Do you have any pointers to get started on this for someone whose last practice of scientific method was a middle-school science fair project? (Asking for a friend)
I picked up the book "Uncontrolled" by Jim Manzi, which is ostensibly about this subject. Would love to hear any recommendations you picked up from learning about this material and applying it.
My entire business is actually in helping people get customers and at least half of our clients are those seeking P/M fit who partner with us to get early demos of their product (or even pre-demo conversations) scheduled. I have a sketchbook full of cool SAAS ideas that I'm not savvy enough to build. But I'm good at getting customers so viola that's my business.
I would offer these tips if you are trying to start a business - any business - and need a nudge to get your first few customers.
1. You don't need to be different. The world is HUGE. Most of your potential customers have never heard of your competitors. In fact, they may well be saying "I wish this-thing-that-solves-a-need existed" without knowing that 20 versions of that thing exist. We tech folks drastically overestimate the amount of time and energy people put into finding ways to solve problems they have. Most folks just live with the misery.
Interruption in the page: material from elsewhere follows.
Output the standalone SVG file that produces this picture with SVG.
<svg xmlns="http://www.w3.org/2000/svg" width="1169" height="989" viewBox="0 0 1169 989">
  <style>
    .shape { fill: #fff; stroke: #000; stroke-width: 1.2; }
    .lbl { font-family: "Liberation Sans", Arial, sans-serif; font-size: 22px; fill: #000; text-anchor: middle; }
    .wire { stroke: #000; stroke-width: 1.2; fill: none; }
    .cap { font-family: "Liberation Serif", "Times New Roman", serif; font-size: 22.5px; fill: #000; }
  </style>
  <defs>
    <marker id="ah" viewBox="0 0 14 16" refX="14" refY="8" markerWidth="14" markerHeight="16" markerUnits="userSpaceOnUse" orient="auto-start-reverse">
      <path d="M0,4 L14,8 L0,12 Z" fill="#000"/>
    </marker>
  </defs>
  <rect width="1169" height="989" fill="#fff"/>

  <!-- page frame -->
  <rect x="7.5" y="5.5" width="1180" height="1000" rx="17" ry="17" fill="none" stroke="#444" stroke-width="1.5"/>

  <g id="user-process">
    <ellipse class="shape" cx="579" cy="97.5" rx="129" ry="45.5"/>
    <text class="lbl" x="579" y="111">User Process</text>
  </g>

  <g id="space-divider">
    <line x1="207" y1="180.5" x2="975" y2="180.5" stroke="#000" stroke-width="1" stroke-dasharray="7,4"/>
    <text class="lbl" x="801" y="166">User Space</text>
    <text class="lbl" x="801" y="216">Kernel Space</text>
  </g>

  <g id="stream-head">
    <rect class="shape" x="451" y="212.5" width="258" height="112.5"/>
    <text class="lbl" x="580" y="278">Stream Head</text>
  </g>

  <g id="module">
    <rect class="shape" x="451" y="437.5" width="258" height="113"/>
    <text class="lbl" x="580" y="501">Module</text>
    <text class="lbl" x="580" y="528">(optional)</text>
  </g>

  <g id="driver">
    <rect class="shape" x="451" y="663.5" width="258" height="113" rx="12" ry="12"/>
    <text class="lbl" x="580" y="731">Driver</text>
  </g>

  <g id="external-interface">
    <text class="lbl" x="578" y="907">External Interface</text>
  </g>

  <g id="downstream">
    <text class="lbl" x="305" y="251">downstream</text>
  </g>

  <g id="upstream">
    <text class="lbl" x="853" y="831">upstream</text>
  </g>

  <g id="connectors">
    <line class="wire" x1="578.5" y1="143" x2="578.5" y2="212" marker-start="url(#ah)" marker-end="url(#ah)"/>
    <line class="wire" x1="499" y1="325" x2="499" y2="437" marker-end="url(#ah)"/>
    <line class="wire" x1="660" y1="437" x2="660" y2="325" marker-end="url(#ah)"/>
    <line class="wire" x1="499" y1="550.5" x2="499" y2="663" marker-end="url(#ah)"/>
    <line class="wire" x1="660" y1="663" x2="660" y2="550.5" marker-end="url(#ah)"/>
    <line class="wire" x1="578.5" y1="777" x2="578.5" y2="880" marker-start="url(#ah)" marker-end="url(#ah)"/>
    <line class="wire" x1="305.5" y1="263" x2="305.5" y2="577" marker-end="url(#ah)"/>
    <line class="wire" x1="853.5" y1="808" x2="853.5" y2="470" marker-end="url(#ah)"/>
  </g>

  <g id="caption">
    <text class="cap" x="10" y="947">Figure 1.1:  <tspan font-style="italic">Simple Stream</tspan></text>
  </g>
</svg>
2. Your competition sucks. If you pick up the phone and start the process of selling than you already way ahead of most of your competitors. Why? Because most of them act like they sell but they really just sit and agonize over one more line of code or one more feature instead of getting out there in front of customers. Use this to your advantage! Your product is already good enough, so stop developing it and go find users.
3. Your network is a goldmine. We had a potential customer approach us to help set 20 demos a month for their SAAS product. So far they had scheduled zero demos even though all 3 founders had over 1000 LinkedIn connections. Instead of taking them on as a client I consulted with them for a couple of hours on how to reach out to people they already knew. (Side note: If you won't put your product/service in front of EVERYONE you know who is a potential customer than you are lacking confidence. This can be solved, but selling to people you know is MUCH easier than selling to strangers. Offer something you believe in and the conversations come easy).
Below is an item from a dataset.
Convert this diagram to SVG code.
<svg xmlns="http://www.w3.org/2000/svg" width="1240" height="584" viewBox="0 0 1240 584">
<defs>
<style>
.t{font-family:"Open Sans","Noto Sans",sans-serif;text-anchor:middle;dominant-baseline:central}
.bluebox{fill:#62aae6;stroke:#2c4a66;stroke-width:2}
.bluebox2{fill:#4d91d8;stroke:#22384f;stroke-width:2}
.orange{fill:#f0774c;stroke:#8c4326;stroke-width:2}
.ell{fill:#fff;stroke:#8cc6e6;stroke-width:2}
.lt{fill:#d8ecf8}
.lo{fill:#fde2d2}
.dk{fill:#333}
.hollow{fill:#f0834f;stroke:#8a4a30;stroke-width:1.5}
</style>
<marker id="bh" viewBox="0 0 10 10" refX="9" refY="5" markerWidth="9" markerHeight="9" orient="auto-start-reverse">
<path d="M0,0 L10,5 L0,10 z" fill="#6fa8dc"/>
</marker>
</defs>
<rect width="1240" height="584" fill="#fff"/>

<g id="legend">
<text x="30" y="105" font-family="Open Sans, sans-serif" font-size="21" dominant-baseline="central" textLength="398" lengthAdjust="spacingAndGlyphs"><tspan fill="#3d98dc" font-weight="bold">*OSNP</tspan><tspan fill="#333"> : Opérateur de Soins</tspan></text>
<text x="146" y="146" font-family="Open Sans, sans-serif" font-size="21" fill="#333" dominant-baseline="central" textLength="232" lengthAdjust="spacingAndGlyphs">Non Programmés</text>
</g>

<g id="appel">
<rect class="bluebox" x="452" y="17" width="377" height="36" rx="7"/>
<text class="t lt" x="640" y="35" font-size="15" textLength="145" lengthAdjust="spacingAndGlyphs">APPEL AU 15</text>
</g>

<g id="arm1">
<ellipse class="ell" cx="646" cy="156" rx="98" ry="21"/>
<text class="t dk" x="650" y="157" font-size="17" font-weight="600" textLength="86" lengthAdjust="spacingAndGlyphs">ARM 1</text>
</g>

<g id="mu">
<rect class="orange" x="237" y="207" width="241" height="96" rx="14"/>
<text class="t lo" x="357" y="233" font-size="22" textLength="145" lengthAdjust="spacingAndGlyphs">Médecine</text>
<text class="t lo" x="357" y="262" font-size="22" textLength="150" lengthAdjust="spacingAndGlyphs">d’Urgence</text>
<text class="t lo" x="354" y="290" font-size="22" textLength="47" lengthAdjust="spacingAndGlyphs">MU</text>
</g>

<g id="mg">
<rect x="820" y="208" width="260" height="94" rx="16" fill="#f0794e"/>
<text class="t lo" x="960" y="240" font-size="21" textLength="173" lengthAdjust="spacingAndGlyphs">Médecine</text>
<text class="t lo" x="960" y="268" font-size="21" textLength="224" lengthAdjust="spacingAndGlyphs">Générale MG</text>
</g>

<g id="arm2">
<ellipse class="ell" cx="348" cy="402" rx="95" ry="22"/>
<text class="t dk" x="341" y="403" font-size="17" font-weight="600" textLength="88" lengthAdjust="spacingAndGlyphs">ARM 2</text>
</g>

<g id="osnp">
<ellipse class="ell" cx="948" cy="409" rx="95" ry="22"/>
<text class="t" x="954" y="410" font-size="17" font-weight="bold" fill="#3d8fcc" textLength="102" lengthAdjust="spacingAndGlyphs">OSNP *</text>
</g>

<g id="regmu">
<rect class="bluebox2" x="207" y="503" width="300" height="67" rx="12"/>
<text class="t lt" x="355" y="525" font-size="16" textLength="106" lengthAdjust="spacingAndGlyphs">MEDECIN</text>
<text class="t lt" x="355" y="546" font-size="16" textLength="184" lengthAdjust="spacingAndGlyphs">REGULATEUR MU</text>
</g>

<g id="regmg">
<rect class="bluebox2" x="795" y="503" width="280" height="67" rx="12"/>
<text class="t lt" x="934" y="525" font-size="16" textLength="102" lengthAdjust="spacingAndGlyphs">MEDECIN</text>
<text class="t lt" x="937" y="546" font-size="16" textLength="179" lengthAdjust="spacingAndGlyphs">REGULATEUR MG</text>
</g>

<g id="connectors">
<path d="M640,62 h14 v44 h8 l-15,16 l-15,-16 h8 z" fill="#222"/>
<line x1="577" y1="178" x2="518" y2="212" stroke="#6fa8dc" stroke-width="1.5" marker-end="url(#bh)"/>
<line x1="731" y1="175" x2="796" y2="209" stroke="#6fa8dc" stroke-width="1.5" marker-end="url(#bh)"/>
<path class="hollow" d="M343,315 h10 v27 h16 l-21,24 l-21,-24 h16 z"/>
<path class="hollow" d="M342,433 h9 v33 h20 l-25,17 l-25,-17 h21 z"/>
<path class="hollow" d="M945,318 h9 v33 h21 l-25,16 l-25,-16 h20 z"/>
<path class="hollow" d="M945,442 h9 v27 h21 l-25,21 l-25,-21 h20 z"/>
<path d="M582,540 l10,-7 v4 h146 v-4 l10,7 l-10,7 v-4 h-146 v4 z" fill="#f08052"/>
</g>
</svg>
4. People hate cold callers, spammers, and unsolicited messages. So make warm calls (after an introduction) and send relevant emails (how it is you know they have this problem and how you can help). Do not be fearful of reaching out! People ARE interested in real things that solve real problems and they will pay real money for that.
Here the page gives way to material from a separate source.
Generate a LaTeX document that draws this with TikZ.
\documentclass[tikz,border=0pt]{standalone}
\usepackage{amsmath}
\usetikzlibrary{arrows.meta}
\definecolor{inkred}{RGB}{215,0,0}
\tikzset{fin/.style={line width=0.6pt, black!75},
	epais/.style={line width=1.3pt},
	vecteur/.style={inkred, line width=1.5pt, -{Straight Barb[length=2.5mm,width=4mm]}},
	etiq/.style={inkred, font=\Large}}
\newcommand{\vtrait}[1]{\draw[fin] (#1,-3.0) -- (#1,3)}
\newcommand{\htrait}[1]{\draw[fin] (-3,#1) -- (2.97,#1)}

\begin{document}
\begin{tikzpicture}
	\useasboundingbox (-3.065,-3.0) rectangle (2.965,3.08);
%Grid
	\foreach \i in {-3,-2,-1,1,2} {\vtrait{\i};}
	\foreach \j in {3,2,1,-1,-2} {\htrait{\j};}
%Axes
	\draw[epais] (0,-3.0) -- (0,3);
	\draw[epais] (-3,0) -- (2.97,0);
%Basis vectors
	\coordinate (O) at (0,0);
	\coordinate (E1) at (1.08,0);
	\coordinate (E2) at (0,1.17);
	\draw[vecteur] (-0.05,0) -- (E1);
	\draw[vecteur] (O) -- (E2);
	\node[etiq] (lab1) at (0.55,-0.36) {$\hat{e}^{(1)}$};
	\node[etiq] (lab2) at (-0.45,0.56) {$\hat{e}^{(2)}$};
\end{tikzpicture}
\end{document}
5. Charge more. Charging a low price doesn't motivate buying any more than a high price discourages it. Don't price your SAAS at $2 a month because you are afraid no one will pay $5. Don't price it at $10 because you are afraid no one will pay $50. Especially in B2B when purchasers aren't often spending their own money. Problems in the business world are worth more than $5, $10 or even hundreds of dollars to solve.
Good luck to all of you. Finding new customers can and should be fun, not a source of stress. And seeing the first official sale or first dollar in the bank is a high that never gets old.
Hard to read, annoying to scan. I can see a lot of generic fluff. There may be pearls in there, but I didn't spot any on quick glance.
I've read 1/4 but carefully and already found several pearls. Mind you, some people will already know 80% of knowledge in this book, but it's not the same 80% for anyone. I won't tell you what is usable because this book is very general and different parts are usable to different people.